Python is a programming language that is commonly used by DS and ML professionals, and it does a great job for what it was designed for based on publications and information in alternative media the author has seen on this software. However, R and its superlative integrated development environment RStudio offers some appealing competitive advantages. Its excellence in serving the needs of analysts in DS and ML and other disciplines engaged in computational statistics and data mining is unquestionable. In particular, it can be used to train a wide variety of classifiers and, for our purpose, it provides a powerful and well-integrated collection of tools for binary and multiclass CPA given the availability of packages like yardstick and meta-packages like Tidyverse and Tidymodels. On a personal note, the author regards R the best choice for students learning to solve problems in computational statistics, Data Science, Machine Learning, and related disciplines.
Key Features:
An introduction to binary and multiclass classification problems is provided, including some classifiers based on statistical, machine and ensemble learning.

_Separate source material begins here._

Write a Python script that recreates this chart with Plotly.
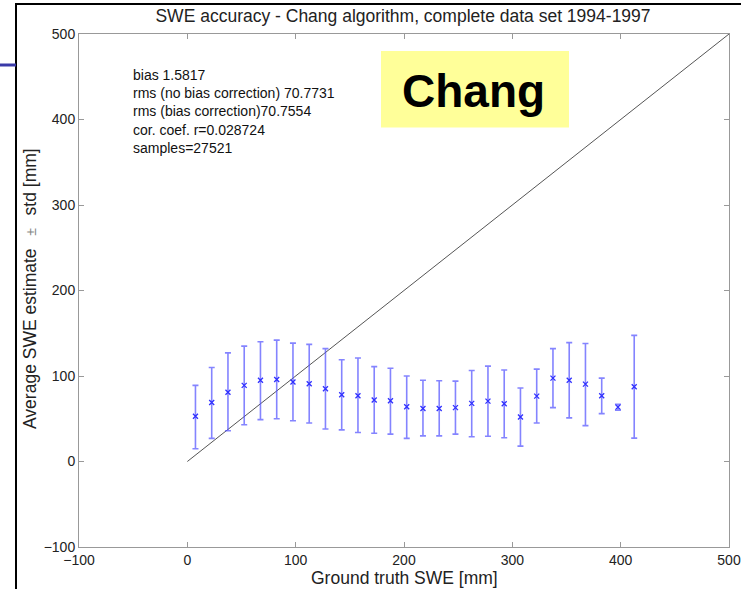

Commonly used techniques for binary and multiclass CPA are covered, some from less well-known but useful points of view. Coverage also includes important topics that have not received much attention in textbook accounts of CPA. Limitations of some commonly used performance measures are highlighted. Coverage includes performance parameters and inferential techniques for them. Also covered are techniques for comparative analysis of competing classifiers. A key contribution involves the use of key R meta-packages like Tidyverse and Tidymodels for CPA, particularly the very useful Yardstick package.
This is a useful resource for upper level undergraduate and masters level students in Data Science, Machine Learning and related disciplines. Practitioners interested in learning how to use R to evaluate classifier performance can also potentially benefit from the book. The material and references in the book can also serve the needs of researchers in CPA.